» THE REQUEST:
Give the data below again exactly as it stands. Omit the pictures.

========================================

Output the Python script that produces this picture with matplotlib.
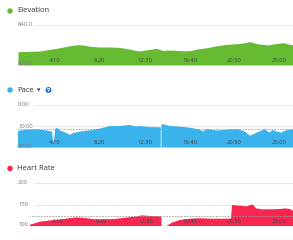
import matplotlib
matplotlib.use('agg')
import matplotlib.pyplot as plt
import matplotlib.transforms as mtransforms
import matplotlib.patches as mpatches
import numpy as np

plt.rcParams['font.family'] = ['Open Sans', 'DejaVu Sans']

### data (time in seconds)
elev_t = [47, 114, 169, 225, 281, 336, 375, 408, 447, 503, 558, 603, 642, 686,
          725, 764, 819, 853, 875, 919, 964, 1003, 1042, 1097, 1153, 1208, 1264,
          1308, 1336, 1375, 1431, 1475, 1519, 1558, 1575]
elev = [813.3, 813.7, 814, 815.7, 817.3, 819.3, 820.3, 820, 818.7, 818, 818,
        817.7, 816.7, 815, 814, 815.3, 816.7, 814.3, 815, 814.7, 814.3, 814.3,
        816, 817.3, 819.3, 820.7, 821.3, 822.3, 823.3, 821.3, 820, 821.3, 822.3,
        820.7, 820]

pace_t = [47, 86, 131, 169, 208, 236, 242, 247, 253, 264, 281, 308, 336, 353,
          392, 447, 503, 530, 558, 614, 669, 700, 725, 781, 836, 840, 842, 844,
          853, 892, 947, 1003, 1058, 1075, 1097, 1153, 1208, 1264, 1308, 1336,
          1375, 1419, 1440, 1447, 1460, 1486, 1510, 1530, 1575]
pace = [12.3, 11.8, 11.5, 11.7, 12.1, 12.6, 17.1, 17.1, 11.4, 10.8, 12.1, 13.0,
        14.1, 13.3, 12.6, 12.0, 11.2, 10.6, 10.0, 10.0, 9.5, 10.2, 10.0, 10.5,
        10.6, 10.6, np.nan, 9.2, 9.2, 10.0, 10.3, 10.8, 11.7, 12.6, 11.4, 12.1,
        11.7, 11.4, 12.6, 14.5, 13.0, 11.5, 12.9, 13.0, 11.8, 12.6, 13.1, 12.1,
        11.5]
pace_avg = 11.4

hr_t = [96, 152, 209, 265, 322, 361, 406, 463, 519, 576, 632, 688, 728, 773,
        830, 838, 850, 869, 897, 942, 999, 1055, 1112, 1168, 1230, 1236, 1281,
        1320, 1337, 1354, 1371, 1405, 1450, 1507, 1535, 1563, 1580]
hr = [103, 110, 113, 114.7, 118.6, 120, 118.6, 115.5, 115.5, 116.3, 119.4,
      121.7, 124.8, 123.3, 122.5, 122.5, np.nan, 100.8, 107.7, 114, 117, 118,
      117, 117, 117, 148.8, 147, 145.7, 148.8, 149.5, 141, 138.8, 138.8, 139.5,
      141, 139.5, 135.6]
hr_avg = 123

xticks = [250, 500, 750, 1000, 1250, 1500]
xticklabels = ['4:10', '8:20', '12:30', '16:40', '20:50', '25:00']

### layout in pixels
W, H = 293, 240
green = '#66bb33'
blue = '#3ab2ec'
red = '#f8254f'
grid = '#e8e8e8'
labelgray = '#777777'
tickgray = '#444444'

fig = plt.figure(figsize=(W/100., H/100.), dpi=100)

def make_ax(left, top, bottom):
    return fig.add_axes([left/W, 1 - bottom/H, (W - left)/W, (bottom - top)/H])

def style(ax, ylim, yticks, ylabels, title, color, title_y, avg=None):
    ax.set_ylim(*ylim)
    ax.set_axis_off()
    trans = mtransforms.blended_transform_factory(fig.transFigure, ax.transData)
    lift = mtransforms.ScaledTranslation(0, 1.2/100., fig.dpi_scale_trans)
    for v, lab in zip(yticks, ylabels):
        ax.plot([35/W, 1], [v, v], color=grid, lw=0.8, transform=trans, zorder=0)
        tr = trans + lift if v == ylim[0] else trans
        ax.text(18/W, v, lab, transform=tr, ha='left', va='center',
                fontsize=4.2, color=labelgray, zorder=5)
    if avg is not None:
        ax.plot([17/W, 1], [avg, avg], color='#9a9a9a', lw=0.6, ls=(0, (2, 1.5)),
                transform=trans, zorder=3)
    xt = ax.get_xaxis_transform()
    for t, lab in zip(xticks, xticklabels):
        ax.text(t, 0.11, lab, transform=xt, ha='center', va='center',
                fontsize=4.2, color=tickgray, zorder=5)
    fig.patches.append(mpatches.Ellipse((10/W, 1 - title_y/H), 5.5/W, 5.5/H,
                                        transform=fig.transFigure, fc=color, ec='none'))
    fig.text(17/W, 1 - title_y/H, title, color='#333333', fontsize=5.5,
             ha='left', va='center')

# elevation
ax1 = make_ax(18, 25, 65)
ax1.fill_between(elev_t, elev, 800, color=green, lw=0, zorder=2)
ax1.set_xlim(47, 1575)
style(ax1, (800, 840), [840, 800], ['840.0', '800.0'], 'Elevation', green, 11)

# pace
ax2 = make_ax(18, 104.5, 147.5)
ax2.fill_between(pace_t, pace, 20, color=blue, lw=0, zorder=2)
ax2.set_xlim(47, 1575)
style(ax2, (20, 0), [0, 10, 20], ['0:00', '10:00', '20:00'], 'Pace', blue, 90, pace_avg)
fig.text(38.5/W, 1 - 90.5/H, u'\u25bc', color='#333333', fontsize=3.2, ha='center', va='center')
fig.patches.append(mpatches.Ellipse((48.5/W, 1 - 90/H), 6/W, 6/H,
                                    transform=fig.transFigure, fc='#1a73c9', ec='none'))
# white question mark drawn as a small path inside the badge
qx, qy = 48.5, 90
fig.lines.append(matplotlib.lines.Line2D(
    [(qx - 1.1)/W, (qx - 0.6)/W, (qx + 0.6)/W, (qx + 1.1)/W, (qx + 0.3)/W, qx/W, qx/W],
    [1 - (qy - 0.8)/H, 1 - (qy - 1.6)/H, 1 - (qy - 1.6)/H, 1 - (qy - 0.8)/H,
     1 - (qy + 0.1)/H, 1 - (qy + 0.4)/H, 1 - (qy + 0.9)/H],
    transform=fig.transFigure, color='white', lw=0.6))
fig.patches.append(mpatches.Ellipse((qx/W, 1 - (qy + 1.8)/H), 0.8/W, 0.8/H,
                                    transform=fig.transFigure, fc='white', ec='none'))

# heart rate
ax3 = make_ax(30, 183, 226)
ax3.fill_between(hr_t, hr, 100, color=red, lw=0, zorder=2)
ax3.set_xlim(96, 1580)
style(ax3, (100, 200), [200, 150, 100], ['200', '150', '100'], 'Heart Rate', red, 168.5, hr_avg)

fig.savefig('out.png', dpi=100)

========================================

» SOLUTION FOR THIS PROBLEM:
Output the Python script that produces this picture with matplotlib.
import matplotlib
matplotlib.use('agg')
import matplotlib.pyplot as plt
import matplotlib.transforms as mtransforms
import matplotlib.patches as mpatches
import numpy as np

plt.rcParams['font.family'] = ['Open Sans', 'DejaVu Sans']

### data (time in seconds)
elev_t = [47, 114, 169, 225, 281, 336, 375, 408, 447, 503, 558, 603, 642, 686,
          725, 764, 819, 853, 875, 919, 964, 1003, 1042, 1097, 1153, 1208, 1264,
          1308, 1336, 1375, 1431, 1475, 1519, 1558, 1575]
elev = [813.3, 813.7, 814, 815.7, 817.3, 819.3, 820.3, 820, 818.7, 818, 818,
        817.7, 816.7, 815, 814, 815.3, 816.7, 814.3, 815, 814.7, 814.3, 814.3,
        816, 817.3, 819.3, 820.7, 821.3, 822.3, 823.3, 821.3, 820, 821.3, 822.3,
        820.7, 820]

pace_t = [47, 86, 131, 169, 208, 236, 242, 247, 253, 264, 281, 308, 336, 353,
          392, 447, 503, 530, 558, 614, 669, 700, 725, 781, 836, 840, 842, 844,
          853, 892, 947, 1003, 1058, 1075, 1097, 1153, 1208, 1264, 1308, 1336,
          1375, 1419, 1440, 1447, 1460, 1486, 1510, 1530, 1575]
pace = [12.3, 11.8, 11.5, 11.7, 12.1, 12.6, 17.1, 17.1, 11.4, 10.8, 12.1, 13.0,
        14.1, 13.3, 12.6, 12.0, 11.2, 10.6, 10.0, 10.0, 9.5, 10.2, 10.0, 10.5,
        10.6, 10.6, np.nan, 9.2, 9.2, 10.0, 10.3, 10.8, 11.7, 12.6, 11.4, 12.1,
        11.7, 11.4, 12.6, 14.5, 13.0, 11.5, 12.9, 13.0, 11.8, 12.6, 13.1, 12.1,
        11.5]
pace_avg = 11.4

hr_t = [96, 152, 209, 265, 322, 361, 406, 463, 519, 576, 632, 688, 728, 773,
        830, 838, 850, 869, 897, 942, 999, 1055, 1112, 1168, 1230, 1236, 1281,
        1320, 1337, 1354, 1371, 1405, 1450, 1507, 1535, 1563, 1580]
hr = [103, 110, 113, 114.7, 118.6, 120, 118.6, 115.5, 115.5, 116.3, 119.4,
      121.7, 124.8, 123.3, 122.5, 122.5, np.nan, 100.8, 107.7, 114, 117, 118,
      117, 117, 117, 148.8, 147, 145.7, 148.8, 149.5, 141, 138.8, 138.8, 139.5,
      141, 139.5, 135.6]
hr_avg = 123

xticks = [250, 500, 750, 1000, 1250, 1500]
xticklabels = ['4:10', '8:20', '12:30', '16:40', '20:50', '25:00']

### layout in pixels
W, H = 293, 240
green = '#66bb33'
blue = '#3ab2ec'
red = '#f8254f'
grid = '#e8e8e8'
labelgray = '#777777'
tickgray = '#444444'

fig = plt.figure(figsize=(W/100., H/100.), dpi=100)

def make_ax(left, top, bottom):
    return fig.add_axes([left/W, 1 - bottom/H, (W - left)/W, (bottom - top)/H])

def style(ax, ylim, yticks, ylabels, title, color, title_y, avg=None):
    ax.set_ylim(*ylim)
    ax.set_axis_off()
    trans = mtransforms.blended_transform_factory(fig.transFigure, ax.transData)
    lift = mtransforms.ScaledTranslation(0, 1.2/100., fig.dpi_scale_trans)
    for v, lab in zip(yticks, ylabels):
        ax.plot([35/W, 1], [v, v], color=grid, lw=0.8, transform=trans, zorder=0)
        tr = trans + lift if v == ylim[0] else trans
        ax.text(18/W, v, lab, transform=tr, ha='left', va='center',
                fontsize=4.2, color=labelgray, zorder=5)
    if avg is not None:
        ax.plot([17/W, 1], [avg, avg], color='#9a9a9a', lw=0.6, ls=(0, (2, 1.5)),
                transform=trans, zorder=3)
    xt = ax.get_xaxis_transform()
    for t, lab in zip(xticks, xticklabels):
        ax.text(t, 0.11, lab, transform=xt, ha='center', va='center',
                fontsize=4.2, color=tickgray, zorder=5)
    fig.patches.append(mpatches.Ellipse((10/W, 1 - title_y/H), 5.5/W, 5.5/H,
                                        transform=fig.transFigure, fc=color, ec='none'))
    fig.text(17/W, 1 - title_y/H, title, color='#333333', fontsize=5.5,
             ha='left', va='center')

# elevation
ax1 = make_ax(18, 25, 65)
ax1.fill_between(elev_t, elev, 800, color=green, lw=0, zorder=2)
ax1.set_xlim(47, 1575)
style(ax1, (800, 840), [840, 800], ['840.0', '800.0'], 'Elevation', green, 11)

# pace
ax2 = make_ax(18, 104.5, 147.5)
ax2.fill_between(pace_t, pace, 20, color=blue, lw=0, zorder=2)
ax2.set_xlim(47, 1575)
style(ax2, (20, 0), [0, 10, 20], ['0:00', '10:00', '20:00'], 'Pace', blue, 90, pace_avg)
fig.text(38.5/W, 1 - 90.5/H, u'\u25bc', color='#333333', fontsize=3.2, ha='center', va='center')
fig.patches.append(mpatches.Ellipse((48.5/W, 1 - 90/H), 6/W, 6/H,
                                    transform=fig.transFigure, fc='#1a73c9', ec='none'))
# white question mark drawn as a small path inside the badge
qx, qy = 48.5, 90
fig.lines.append(matplotlib.lines.Line2D(
    [(qx - 1.1)/W, (qx - 0.6)/W, (qx + 0.6)/W, (qx + 1.1)/W, (qx + 0.3)/W, qx/W, qx/W],
    [1 - (qy - 0.8)/H, 1 - (qy - 1.6)/H, 1 - (qy - 1.6)/H, 1 - (qy - 0.8)/H,
     1 - (qy + 0.1)/H, 1 - (qy + 0.4)/H, 1 - (qy + 0.9)/H],
    transform=fig.transFigure, color='white', lw=0.6))
fig.patches.append(mpatches.Ellipse((qx/W, 1 - (qy + 1.8)/H), 0.8/W, 0.8/H,
                                    transform=fig.transFigure, fc='white', ec='none'))

# heart rate
ax3 = make_ax(30, 183, 226)
ax3.fill_between(hr_t, hr, 100, color=red, lw=0, zorder=2)
ax3.set_xlim(96, 1580)
style(ax3, (100, 200), [200, 150, 100], ['200', '150', '100'], 'Heart Rate', red, 168.5, hr_avg)

fig.savefig('out.png', dpi=100)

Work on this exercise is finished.